┌──
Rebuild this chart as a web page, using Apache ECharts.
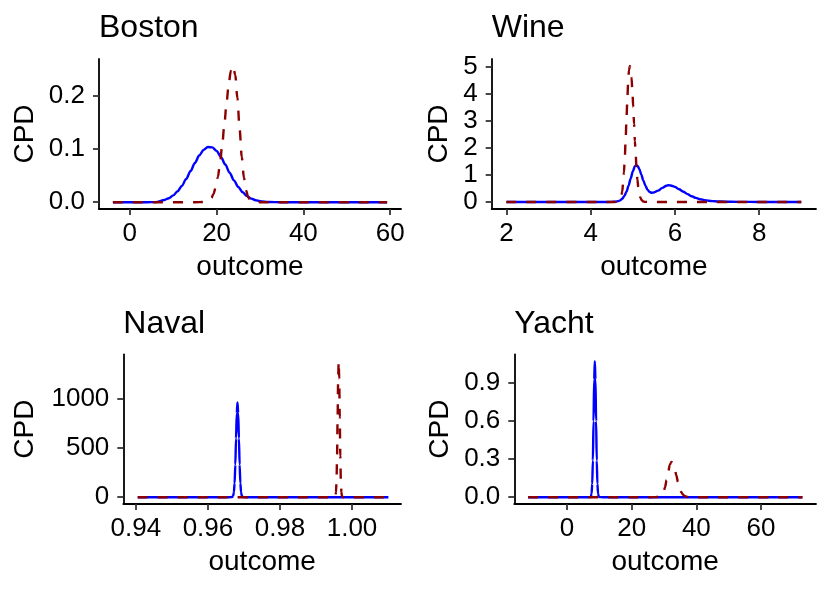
<!DOCTYPE html>
<html>
<head>
<meta charset="utf-8">
<title>CPD</title>
<script src="https://cdn.jsdelivr.net/npm/echarts@6/dist/echarts.min.js"></script>
<style>
html, body { margin: 0; padding: 0; background: #fff; }
#main { width: 830px; height: 590px; }
</style>
</head>
<body>
<div id="main"></div>
<script>
// panel titles
var titles = ['Boston', 'Wine', 'Naval', 'Yacht'];

// tick values per panel
var bostonXTicks = [0, 20, 40, 60];
var bostonYTicks = [0, 0.1, 0.2];
var wineXTicks = [2, 4, 6, 8];
var wineYTicks = [0, 1, 2, 3, 4, 5];
var navalXTicks = [0.94, 0.96, 0.98, 1.00];
var navalYTicks = [0, 500, 1000];
var yachtXTicks = [0, 20, 40, 60];
var yachtYTicks = [0, 0.3, 0.6, 0.9];

// Boston
var bostonBlueX = [-3.9, 4, 6, 8, 9, 10, 11, 12, 13, 14, 15, 16, 17, 18, 19, 20, 21, 22, 23, 24, 25, 26, 27, 28, 29, 30, 32, 35, 59.3];
var bostonBlueY = [0, 0, 0.0002, 0.0042, 0.0075, 0.0127, 0.0204, 0.0307, 0.0437, 0.0584, 0.0737, 0.0876, 0.0981, 0.1035, 0.1029, 0.0964, 0.0851, 0.0707, 0.0554, 0.0409, 0.0285, 0.0186, 0.0115, 0.0067, 0.0037, 0.0019, 0.0004, 0, 0];
var bostonRedX = [-3.9, 15, 16.8, 17.8, 18.8, 19.3, 19.8, 20.3, 20.8, 21.3, 21.8, 22.3, 22.8, 23.3, 23.8, 24.3, 24.8, 25.3, 25.8, 26.3, 26.8, 27.3, 27.8, 28.8, 30, 59.3];
var bostonRedY = [0, 0, 0.0003, 0.0017, 0.008, 0.0155, 0.028, 0.047, 0.074, 0.108, 0.147, 0.187, 0.223, 0.247, 0.256, 0.239, 0.195, 0.138, 0.085, 0.046, 0.022, 0.0089, 0.0032, 0.0003, 0, 0];

// Wine
var wineBlueX = [2.0, 4.3, 4.5, 4.6, 4.65, 4.7, 4.75, 4.8, 4.85, 4.9, 4.95, 5.0, 5.05, 5.08, 5.12, 5.16, 5.2, 5.25, 5.3, 5.35, 5.4, 5.45, 5.5, 5.6, 5.7, 5.8, 5.85, 5.9, 6.0, 6.1, 6.2, 6.3, 6.4, 6.5, 6.6, 6.7, 6.8, 6.9, 7.0, 7.2, 7.5, 8.0, 9.0];
var wineBlueY = [0, 0, 0.003, 0.012, 0.03, 0.06, 0.12, 0.22, 0.38, 0.6, 0.87, 1.13, 1.32, 1.36, 1.32, 1.2, 1.02, 0.8, 0.6, 0.45, 0.37, 0.34, 0.35, 0.42, 0.52, 0.6, 0.62, 0.61, 0.56, 0.47, 0.38, 0.29, 0.21, 0.15, 0.10, 0.068, 0.045, 0.03, 0.02, 0.01, 0.004, 0.001, 0];
var wineRedX = [2.0, 4.5, 4.61, 4.65, 4.69, 4.73, 4.75, 4.77, 4.79, 4.81, 4.83, 4.85, 4.87, 4.89, 4.91, 4.93, 4.95, 4.97, 4.99, 5.01, 5.03, 5.05, 5.07, 5.09, 5.11, 5.13, 5.15, 5.18, 5.21, 5.25, 5.29, 5.4, 9.0];
var wineRedY = [0, 0, 0.002, 0.011, 0.055, 0.22, 0.40, 0.68, 1.09, 1.63, 2.30, 3.05, 3.80, 4.44, 4.88, 5.03, 4.92, 4.60, 4.12, 3.53, 2.89, 2.26, 1.70, 1.22, 0.83, 0.55, 0.34, 0.16, 0.065, 0.017, 0.004, 0, 0];

// Naval
var navalBlueX = [0.9405, 0.966, 0.9667, 0.967, 0.9672, 0.9674, 0.9676, 0.9678, 0.968, 0.9682, 0.9684, 0.9686, 0.9688, 0.969, 0.9692, 0.9694, 0.9697, 0.9705, 1.0101];
var navalBlueY = [0, 0, 1.2, 13, 49.5, 144, 331, 600, 857, 966, 857, 600, 331, 144, 49.5, 13, 1.2, 0, 0];
var navalRedX = [0.9405, 0.9948, 0.9951, 0.9954, 0.99555, 0.9957, 0.99585, 0.996, 0.99615, 0.9963, 0.99645, 0.9966, 0.99675, 0.9969, 0.99705, 0.9972, 0.9975, 0.9978, 1.0101];
var navalRedY = [0, 0, 0.2, 12, 51, 168, 422, 817, 1214, 1385, 1214, 817, 422, 168, 51, 12, 0.2, 0, 0];

// Yacht
var yachtBlueX = [-12, 6.5, 7.1, 7.4, 7.6, 7.8, 8.0, 8.2, 8.4, 8.6, 8.8, 9.0, 9.2, 9.4, 9.6, 9.8, 10.1, 11, 72.8];
var yachtBlueY = [0, 0, 0.0003, 0.0057, 0.028, 0.105, 0.288, 0.597, 0.923, 1.067, 0.923, 0.597, 0.288, 0.105, 0.028, 0.0057, 0.0003, 0, 0];
var yachtRedX = [-12, 26, 27.3, 28.3, 28.8, 29.3, 29.8, 30.3, 30.8, 31.3, 31.8, 32.3, 32.8, 33.3, 33.8, 34.3, 34.8, 35.3, 35.8, 36.3, 37.3, 38.5, 72.8];
var yachtRedY = [0, 0, 0.0005, 0.0017, 0.0055, 0.015, 0.037, 0.077, 0.134, 0.200, 0.255, 0.276, 0.262, 0.224, 0.173, 0.120, 0.075, 0.042, 0.022, 0.010, 0.0015, 0, 0];

function pairs(xs, ys) {
	var out = [];
	for (var i = 0; i < xs.length; i++) out.push([xs[i], ys[i]]);
	return out;
}

var font = "'Liberation Sans', Arial, Helvetica, sans-serif";

// layout of the four panels (pixels) and axis ranges
var panels = [
	{ left: 99, top: 59, width: 302, height: 150, xMin: -7.1, xMax: 62.5, yMin: -0.0128, yMax: 0.2688,
	  xTicks: bostonXTicks, yTicks: bostonYTicks, xDec: 0, yDec: 1, yNameGap: 60,
	  blue: pairs(bostonBlueX, bostonBlueY), red: pairs(bostonRedX, bostonRedY) },
	{ left: 491.7, top: 59, width: 324.3, height: 150, xMin: 1.65, xMax: 9.35, yMin: -0.26, yMax: 5.29,
	  xTicks: wineXTicks, yTicks: wineYTicks, xDec: 0, yDec: 0, yNameGap: 38,
	  blue: pairs(wineBlueX, wineBlueY), red: pairs(wineRedX, wineRedY) },
	{ left: 123.3, top: 354.3, width: 277.7, height: 149.7, xMin: 0.9365, xMax: 1.0136, yMin: -69.4, yMax: 1458,
	  xTicks: navalXTicks, yTicks: navalYTicks, xDec: 2, yDec: 0, yNameGap: 84,
	  blue: pairs(navalBlueX, navalBlueY), red: pairs(navalRedX, navalRedY) },
	{ left: 514.3, top: 354.3, width: 301.7, height: 149.7, xMin: -16.3, xMax: 77, yMin: -0.0534, yMax: 1.121,
	  xTicks: yachtXTicks, yTicks: yachtYTicks, xDec: 0, yDec: 1, yNameGap: 60,
	  blue: pairs(yachtBlueX, yachtBlueY), red: pairs(yachtRedX, yachtRedY) }
];

var grid = [], xAxis = [], yAxis = [], series = [], title = [];

panels.forEach(function (p, i) {
	grid.push({ left: p.left, top: p.top, width: p.width, height: p.height });
	title.push({
		text: titles[i], left: p.left, top: p.top - 46.5, padding: 0,
		textStyle: { fontSize: 32, fontWeight: 'normal', color: '#000', fontFamily: font }
	});
	xAxis.push({
		gridIndex: i, type: 'value', min: p.xMin, max: p.xMax,
		name: 'outcome', nameLocation: 'middle', nameGap: 44,
		nameTextStyle: { fontSize: 28, color: '#000', fontFamily: font },
		axisLine: { show: true, onZero: false, lineStyle: { color: '#000', width: 1.8 } },
		axisTick: { show: true, length: 6, customValues: p.xTicks, lineStyle: { color: '#333', width: 1.8 } },
		axisLabel: {
			customValues: p.xTicks, margin: 12, fontSize: 26, color: '#000', fontFamily: font,
			formatter: (function (d) { return function (v) { return Number(v).toFixed(d); }; })(p.xDec)
		},
		splitLine: { show: false }
	});
	yAxis.push({
		gridIndex: i, type: 'value', min: p.yMin, max: p.yMax,
		name: 'CPD', nameLocation: 'middle', nameGap: p.yNameGap, nameRotate: 90,
		nameTextStyle: { fontSize: 28, color: '#000', fontFamily: font },
		axisLine: { show: true, onZero: false, lineStyle: { color: '#000', width: 1.8 } },
		axisTick: { show: true, length: 6, customValues: p.yTicks, lineStyle: { color: '#333', width: 1.8 } },
		axisLabel: {
			customValues: p.yTicks, margin: 14, fontSize: 26, color: '#000', fontFamily: font,
			formatter: (function (d) { return function (v) { return Number(v).toFixed(d); }; })(p.yDec)
		},
		splitLine: { show: false }
	});
	series.push({
		name: titles[i] + ' blue', type: 'line', xAxisIndex: i, yAxisIndex: i,
		data: p.blue, showSymbol: false, smooth: 0.3, smoothMonotone: 'x',
		lineStyle: { color: '#0000ff', width: 2.4 }, silent: true
	});
	series.push({
		name: titles[i] + ' red', type: 'line', xAxisIndex: i, yAxisIndex: i,
		data: p.red, showSymbol: false, smooth: 0.3, smoothMonotone: 'x',
		lineStyle: { color: '#8b0000', width: 2.4, type: [10, 10] }, silent: true
	});
});

var myChart = echarts.init(document.getElementById('main'));
var option = {
	backgroundColor: '#fff',
	animation: false,
	title: title,
	grid: grid,
	xAxis: xAxis,
	yAxis: yAxis,
	series: series
};
myChart.setOption(option);
</script>
</body>
</html>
└──
§ STATED TASK
Everything from the first line to the line with "var yachtYTicks = [0, 0.3, 0.6, 0.9];" must be repeated exactly, and nothing else. Leave the pictures out.

§ WRITTEN ANSWER
Rebuild this chart as a web page, using Apache ECharts.
<!DOCTYPE html>
<html>
<head>
<meta charset="utf-8">
<title>CPD</title>
<script src="https://cdn.jsdelivr.net/npm/echarts@6/dist/echarts.min.js"></script>
<style>
html, body { margin: 0; padding: 0; background: #fff; }
#main { width: 830px; height: 590px; }
</style>
</head>
<body>
<div id="main"></div>
<script>
// panel titles
var titles = ['Boston', 'Wine', 'Naval', 'Yacht'];

// tick values per panel
var bostonXTicks = [0, 20, 40, 60];
var bostonYTicks = [0, 0.1, 0.2];
var wineXTicks = [2, 4, 6, 8];
var wineYTicks = [0, 1, 2, 3, 4, 5];
var navalXTicks = [0.94, 0.96, 0.98, 1.00];
var navalYTicks = [0, 500, 1000];
var yachtXTicks = [0, 20, 40, 60];
var yachtYTicks = [0, 0.3, 0.6, 0.9];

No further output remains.